** Start of EXCERPTED RECORDS **

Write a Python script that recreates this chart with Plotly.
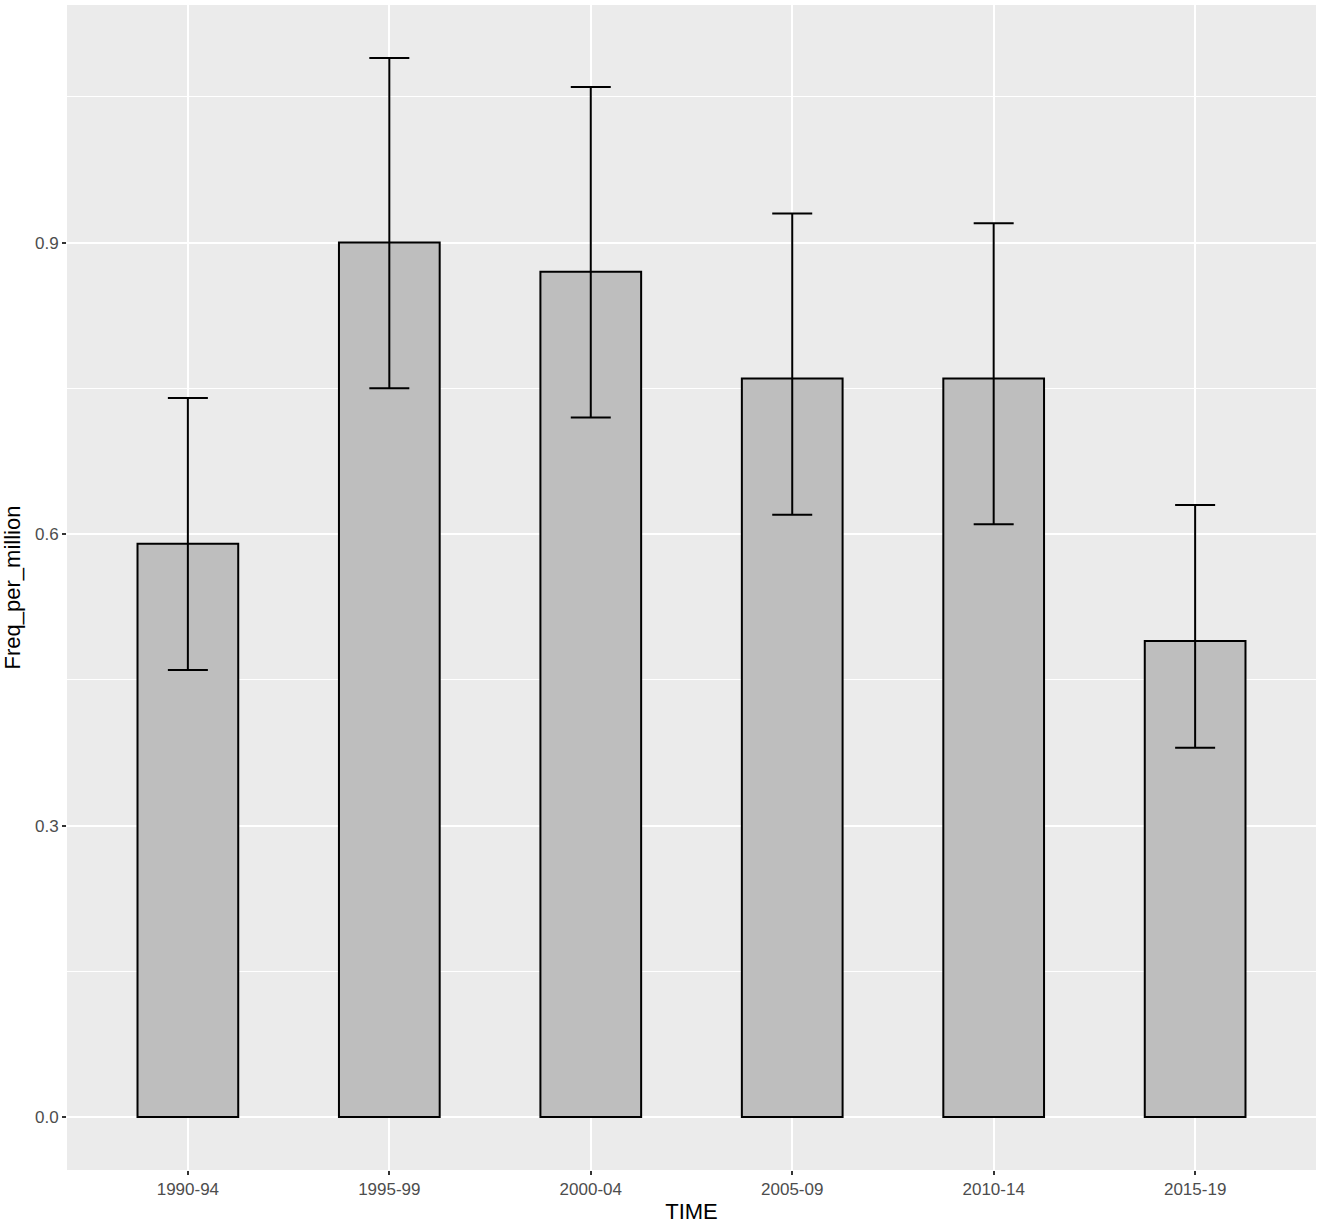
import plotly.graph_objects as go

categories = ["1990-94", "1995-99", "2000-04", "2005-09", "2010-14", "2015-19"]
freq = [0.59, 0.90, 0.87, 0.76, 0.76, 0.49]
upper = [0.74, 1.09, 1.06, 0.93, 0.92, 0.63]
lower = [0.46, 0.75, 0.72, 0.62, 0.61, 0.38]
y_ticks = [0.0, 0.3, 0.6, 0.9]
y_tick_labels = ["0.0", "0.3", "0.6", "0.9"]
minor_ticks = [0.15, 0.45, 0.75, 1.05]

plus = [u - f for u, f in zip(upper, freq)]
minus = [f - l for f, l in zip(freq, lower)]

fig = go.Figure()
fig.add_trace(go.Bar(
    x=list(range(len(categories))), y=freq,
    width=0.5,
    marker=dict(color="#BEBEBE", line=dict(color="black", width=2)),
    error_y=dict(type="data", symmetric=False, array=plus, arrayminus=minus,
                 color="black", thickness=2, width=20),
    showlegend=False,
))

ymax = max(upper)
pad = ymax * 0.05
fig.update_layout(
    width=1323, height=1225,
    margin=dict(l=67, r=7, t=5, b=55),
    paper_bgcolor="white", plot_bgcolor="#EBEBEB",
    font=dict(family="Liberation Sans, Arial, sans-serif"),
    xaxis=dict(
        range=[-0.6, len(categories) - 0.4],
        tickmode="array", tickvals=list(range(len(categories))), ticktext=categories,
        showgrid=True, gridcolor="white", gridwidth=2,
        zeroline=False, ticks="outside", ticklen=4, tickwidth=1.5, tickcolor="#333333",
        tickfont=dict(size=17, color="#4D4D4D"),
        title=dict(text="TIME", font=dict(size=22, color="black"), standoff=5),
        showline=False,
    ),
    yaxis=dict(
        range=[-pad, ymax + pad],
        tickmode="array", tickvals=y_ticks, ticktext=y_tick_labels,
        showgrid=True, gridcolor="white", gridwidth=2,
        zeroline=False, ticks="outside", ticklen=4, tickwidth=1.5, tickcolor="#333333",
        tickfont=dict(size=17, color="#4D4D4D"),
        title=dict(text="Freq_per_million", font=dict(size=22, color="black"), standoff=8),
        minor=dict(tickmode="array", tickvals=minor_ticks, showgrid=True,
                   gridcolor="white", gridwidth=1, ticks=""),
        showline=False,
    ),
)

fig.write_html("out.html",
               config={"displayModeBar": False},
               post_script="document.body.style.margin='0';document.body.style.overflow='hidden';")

** End of EXCERPTED RECORDS **
** Start of EXCERPTED RECORDS **

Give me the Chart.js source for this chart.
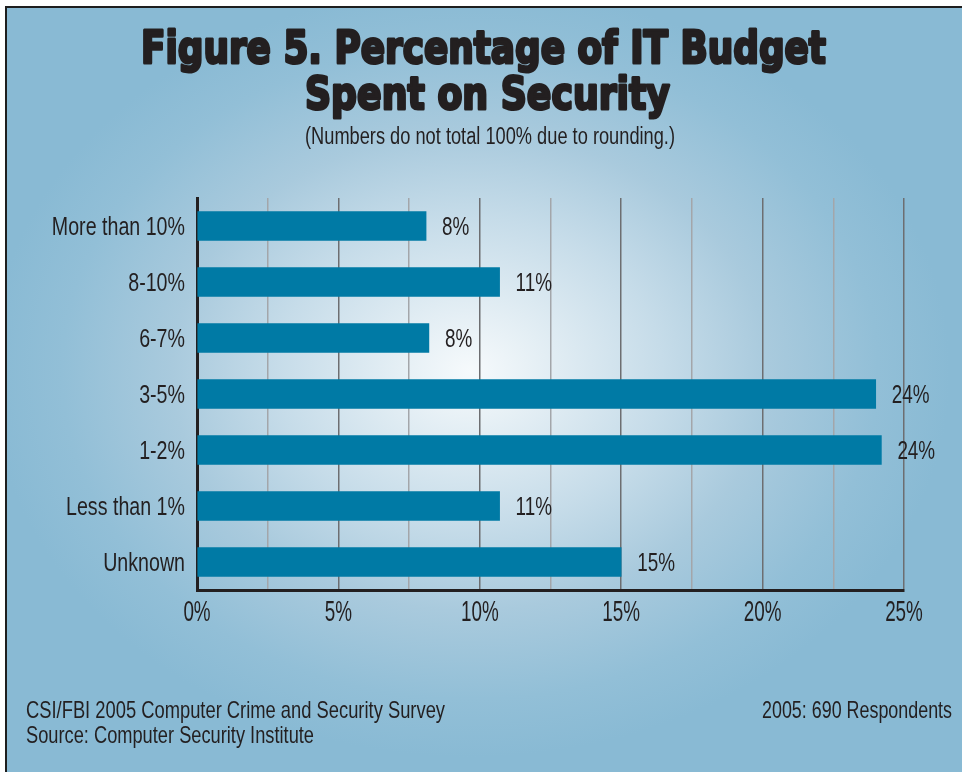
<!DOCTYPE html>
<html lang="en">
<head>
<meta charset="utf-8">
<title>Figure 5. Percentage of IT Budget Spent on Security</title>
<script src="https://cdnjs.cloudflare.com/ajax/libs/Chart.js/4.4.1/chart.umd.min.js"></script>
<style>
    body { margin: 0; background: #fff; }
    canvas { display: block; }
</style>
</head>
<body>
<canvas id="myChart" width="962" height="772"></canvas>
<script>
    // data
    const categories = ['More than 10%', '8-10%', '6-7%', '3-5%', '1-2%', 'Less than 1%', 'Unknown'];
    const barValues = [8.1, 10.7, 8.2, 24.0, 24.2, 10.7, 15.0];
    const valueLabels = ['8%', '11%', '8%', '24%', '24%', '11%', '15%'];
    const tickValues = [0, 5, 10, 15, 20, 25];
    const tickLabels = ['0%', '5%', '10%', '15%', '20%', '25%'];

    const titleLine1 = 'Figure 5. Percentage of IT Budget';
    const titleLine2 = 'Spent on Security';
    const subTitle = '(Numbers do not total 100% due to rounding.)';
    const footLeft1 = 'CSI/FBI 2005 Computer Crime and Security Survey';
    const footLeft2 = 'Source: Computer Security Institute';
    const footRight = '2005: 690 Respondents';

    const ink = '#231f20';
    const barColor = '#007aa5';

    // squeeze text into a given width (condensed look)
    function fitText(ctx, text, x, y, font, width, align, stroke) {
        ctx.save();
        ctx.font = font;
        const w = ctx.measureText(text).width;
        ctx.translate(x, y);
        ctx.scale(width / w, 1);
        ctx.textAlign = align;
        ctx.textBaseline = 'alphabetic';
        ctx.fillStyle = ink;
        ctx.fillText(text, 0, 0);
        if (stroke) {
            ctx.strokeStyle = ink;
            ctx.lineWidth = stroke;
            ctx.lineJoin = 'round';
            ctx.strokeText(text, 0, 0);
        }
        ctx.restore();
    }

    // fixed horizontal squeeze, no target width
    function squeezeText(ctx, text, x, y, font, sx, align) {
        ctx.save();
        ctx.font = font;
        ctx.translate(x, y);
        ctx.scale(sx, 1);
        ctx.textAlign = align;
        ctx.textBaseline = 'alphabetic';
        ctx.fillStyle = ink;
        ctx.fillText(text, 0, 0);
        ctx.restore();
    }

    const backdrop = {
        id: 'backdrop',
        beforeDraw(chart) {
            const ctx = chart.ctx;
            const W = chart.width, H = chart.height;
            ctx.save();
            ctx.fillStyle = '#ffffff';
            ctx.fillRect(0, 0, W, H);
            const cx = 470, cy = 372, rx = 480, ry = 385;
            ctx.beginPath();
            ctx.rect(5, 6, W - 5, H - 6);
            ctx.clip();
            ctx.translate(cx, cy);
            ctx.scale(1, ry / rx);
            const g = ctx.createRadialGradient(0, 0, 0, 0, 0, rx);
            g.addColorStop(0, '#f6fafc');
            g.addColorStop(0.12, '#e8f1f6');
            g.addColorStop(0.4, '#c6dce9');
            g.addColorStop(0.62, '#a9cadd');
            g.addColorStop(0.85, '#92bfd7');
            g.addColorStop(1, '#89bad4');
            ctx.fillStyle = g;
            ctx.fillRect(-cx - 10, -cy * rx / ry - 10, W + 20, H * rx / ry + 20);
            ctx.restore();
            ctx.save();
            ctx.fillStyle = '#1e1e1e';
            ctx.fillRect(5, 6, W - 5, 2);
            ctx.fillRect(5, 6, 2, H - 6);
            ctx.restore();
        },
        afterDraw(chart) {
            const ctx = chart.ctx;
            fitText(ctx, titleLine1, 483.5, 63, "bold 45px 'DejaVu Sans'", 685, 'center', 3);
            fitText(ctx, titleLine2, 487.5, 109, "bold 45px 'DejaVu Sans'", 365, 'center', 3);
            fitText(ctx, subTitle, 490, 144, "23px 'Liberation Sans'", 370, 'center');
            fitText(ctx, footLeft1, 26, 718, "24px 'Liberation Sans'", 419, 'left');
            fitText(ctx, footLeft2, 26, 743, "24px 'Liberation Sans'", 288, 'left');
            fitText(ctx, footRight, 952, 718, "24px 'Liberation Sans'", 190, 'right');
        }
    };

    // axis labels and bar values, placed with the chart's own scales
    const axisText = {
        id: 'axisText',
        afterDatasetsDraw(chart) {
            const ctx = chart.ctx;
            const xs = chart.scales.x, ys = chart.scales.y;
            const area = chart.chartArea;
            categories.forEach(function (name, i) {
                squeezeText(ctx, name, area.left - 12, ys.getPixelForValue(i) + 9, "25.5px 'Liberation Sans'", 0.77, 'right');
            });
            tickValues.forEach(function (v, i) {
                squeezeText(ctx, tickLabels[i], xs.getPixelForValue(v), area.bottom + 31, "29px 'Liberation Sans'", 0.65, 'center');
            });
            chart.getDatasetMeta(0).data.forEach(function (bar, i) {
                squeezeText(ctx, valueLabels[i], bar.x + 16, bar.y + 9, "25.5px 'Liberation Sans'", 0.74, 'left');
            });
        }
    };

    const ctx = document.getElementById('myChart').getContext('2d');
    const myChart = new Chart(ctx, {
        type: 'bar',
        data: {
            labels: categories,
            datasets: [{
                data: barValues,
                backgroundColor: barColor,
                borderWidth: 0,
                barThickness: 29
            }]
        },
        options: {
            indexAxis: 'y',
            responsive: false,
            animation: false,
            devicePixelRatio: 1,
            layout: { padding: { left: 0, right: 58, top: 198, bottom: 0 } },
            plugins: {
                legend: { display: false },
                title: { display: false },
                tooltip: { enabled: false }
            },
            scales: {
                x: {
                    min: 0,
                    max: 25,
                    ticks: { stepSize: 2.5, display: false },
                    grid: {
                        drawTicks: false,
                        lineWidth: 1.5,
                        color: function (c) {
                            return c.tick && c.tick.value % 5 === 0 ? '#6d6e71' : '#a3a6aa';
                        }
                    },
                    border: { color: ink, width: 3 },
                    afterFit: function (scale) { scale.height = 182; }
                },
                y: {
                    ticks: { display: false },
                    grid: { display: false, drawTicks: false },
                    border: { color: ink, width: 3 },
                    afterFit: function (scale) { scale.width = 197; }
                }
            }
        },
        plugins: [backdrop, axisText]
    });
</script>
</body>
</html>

** End of EXCERPTED RECORDS **
** Start of EXCERPTED RECORDS **

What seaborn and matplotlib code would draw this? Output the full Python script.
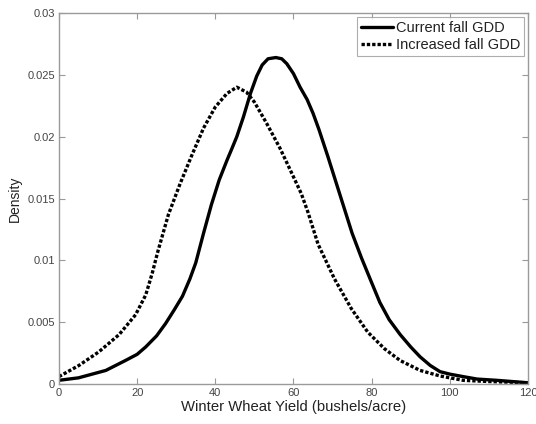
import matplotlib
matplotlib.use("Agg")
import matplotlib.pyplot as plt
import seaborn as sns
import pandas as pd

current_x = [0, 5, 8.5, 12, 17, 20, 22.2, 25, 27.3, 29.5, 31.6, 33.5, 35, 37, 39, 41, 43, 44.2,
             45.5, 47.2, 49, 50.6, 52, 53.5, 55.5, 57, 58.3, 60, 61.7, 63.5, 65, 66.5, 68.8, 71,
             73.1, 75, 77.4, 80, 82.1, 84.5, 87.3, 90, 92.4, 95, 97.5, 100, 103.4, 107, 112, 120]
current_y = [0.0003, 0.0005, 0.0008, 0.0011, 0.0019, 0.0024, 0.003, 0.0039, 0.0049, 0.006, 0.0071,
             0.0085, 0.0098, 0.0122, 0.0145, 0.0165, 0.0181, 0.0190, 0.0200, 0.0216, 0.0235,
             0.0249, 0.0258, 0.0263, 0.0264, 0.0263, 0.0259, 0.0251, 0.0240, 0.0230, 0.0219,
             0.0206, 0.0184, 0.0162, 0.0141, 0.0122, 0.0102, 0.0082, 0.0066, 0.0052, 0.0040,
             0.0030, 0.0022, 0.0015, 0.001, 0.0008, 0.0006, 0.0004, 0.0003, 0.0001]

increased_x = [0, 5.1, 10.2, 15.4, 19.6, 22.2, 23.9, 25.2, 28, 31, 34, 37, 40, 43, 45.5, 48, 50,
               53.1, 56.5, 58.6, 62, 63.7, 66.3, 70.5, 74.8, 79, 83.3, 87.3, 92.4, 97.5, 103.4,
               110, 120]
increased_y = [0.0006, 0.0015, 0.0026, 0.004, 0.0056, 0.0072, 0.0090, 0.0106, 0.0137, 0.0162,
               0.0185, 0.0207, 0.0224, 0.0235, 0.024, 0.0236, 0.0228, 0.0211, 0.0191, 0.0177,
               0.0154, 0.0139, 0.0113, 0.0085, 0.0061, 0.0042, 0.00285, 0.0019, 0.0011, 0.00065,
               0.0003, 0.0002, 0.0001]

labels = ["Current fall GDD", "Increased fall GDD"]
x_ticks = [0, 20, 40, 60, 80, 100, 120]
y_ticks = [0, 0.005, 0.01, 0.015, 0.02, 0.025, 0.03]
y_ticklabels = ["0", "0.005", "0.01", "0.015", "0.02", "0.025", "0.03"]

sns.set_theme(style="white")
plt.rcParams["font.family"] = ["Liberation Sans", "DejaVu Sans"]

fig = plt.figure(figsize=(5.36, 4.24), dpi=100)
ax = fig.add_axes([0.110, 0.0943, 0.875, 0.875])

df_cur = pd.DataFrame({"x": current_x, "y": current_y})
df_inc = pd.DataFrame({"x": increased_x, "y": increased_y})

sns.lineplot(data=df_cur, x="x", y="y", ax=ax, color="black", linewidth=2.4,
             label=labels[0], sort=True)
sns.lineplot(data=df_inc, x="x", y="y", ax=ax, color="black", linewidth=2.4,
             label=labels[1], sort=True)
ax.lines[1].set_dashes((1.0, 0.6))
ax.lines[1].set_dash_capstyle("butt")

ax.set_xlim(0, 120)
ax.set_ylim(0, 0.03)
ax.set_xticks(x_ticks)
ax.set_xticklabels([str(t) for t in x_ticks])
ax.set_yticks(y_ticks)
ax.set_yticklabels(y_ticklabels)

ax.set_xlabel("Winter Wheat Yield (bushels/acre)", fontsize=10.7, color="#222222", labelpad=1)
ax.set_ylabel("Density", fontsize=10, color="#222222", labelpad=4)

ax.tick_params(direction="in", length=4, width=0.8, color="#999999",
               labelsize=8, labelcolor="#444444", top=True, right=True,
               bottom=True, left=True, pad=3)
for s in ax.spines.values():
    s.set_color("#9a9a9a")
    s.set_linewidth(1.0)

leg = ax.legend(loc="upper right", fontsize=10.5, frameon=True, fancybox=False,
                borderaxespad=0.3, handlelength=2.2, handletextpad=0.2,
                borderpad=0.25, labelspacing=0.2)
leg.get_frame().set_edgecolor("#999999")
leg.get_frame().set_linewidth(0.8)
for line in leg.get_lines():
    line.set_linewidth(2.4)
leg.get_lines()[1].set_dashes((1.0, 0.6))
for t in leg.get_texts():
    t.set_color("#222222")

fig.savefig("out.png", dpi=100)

** End of EXCERPTED RECORDS **

▶ STATED TASK: What's needed is an exact copy of the lines above from the one with "Write a Python" through the one with "import plotly.graph_objects as go", both included; the pictures stay out.

▶ COMPLETED TASK:
Write a Python script that recreates this chart with Plotly.
import plotly.graph_objects as go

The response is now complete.